In This WAMU article , my MCPS colleagues are discussing new ways to deal with complex trauma in the classroom.

We have so many new students fleeing violence in Central America who arrive in this country to live in unstable families. It manifests itself in so many ways in the classroom.

It’s good to see that there’s training for it. Can we have more?

 

A Personal Challenge

When Yanis* showed up at my classroom door with her baby, I knew it was to say goodbye. I hadn’t seen her for three weeks and she’d completely missed final exams.

“Oh, can I hold him?” I gushed. She’d dressed him in a miniature bow tie and vest. He wasn’t even old enough to walk but he was wearing little booties that looked like wingtip shoes. I oohed and cooed at the little cherub.

“His name is Yannick,” she said, beaming at my reaction.

I know what kind of effort it takes to get a baby dressed and transported under the best of circumstances. When my son was born, I was in my thirties, married, with a new Master’s degree and a predictable life trajectory.

Yanis was 16.

“We’re moving to Miami, Miss. And I don’t want to go,” she said.

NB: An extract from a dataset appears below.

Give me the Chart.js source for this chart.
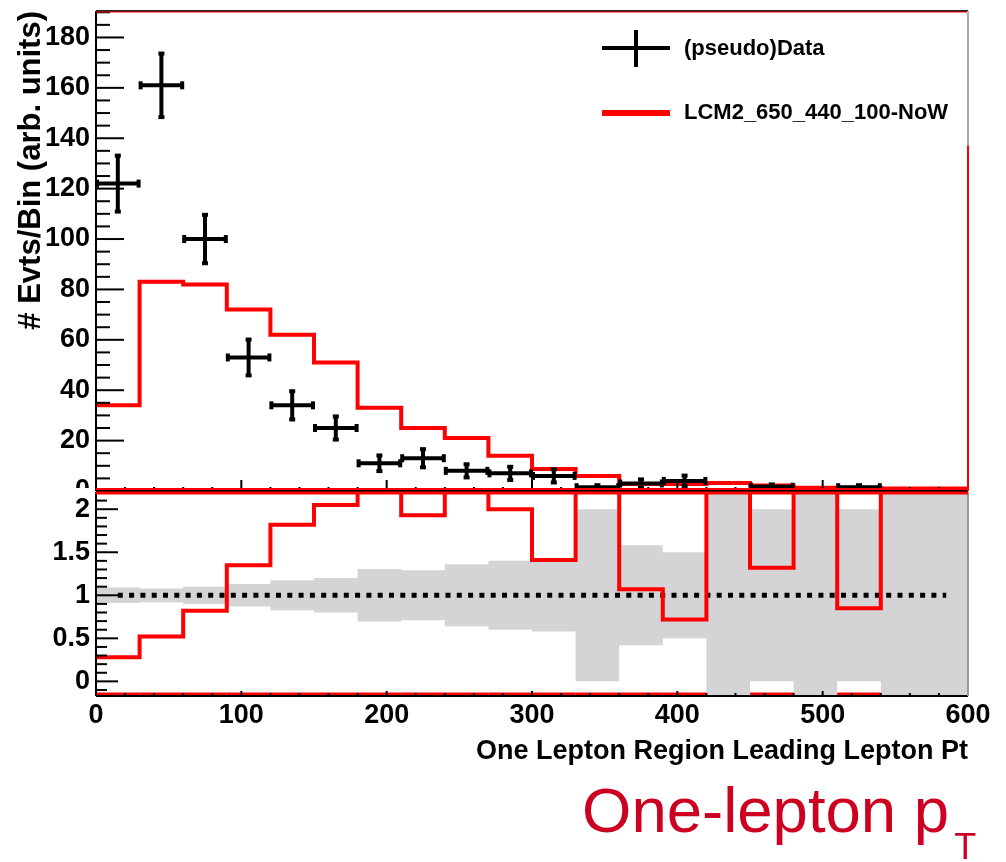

The streaks of blue in her hair matched the mischievous streaks of her personality. On more than one occasion she had come in late after lunch with two miscreant boys, a little too broad a grin, and a humility that completely disarmed me. “Sorry miss,” she apologized and sat down. She had bloodshot eyes and an adorable gap in her teeth when she smiled.

I couldn’t think of what to say to a teen whose life was so full of drama and instability, so I stuck to the script.

“I want to see pictures of you in a cap and gown, holding your diploma.”

When my son graduated from high school he’d already been accepted into six different universities. I wondered what lay ahead for a 16-year-old mother and her baby.

Yanis was one of the more promising students in my remedial reading class. She wrote with an enviable clarity that exposed the emotional truth of a story. Once she wrote on the topic, “Overcoming a personal challenge.” She described her move to the United States from El Salvador two years earlier.

Her father and the grandmother who’d raised her brought her to the airport to say goodbye. She thought she was going to be gone for a month, visiting her mother in Maryland. She hadn’t seen her mother since she was seven years old. Her grandmother was sobbing and Yanis didn’t understand what the big deal was. “Mi hija,” said her father. “This isn’t a vacation; you’re moving to the United States permanently.” Yanis boarded the plane by herself, in shock and disbelief.

Yanis wrote about the fights she had with her mother – typical teenage arguments about clothing, boys and staying out too late. But magnified by the fact that she and her mother were almost total strangers. Her story was so powerful that I asked her to rewrite it for the school literary magazine. I was impressed by how she could produce such good work with so little effort. When I write, it takes me forever to revise a paragraph. And people still tell me to “dig deeper” to express my feelings more. Yanis seemed eager to please me, and made a half-hearted attempt. But she didn’t have the motivation to follow through this time. Now she was moving away.

Every year I have a student like Yanis who steals my heart. My life moves forward on the projected path as I struggle to capture my tiniest drama in writing. So I am telling her story instead of my own.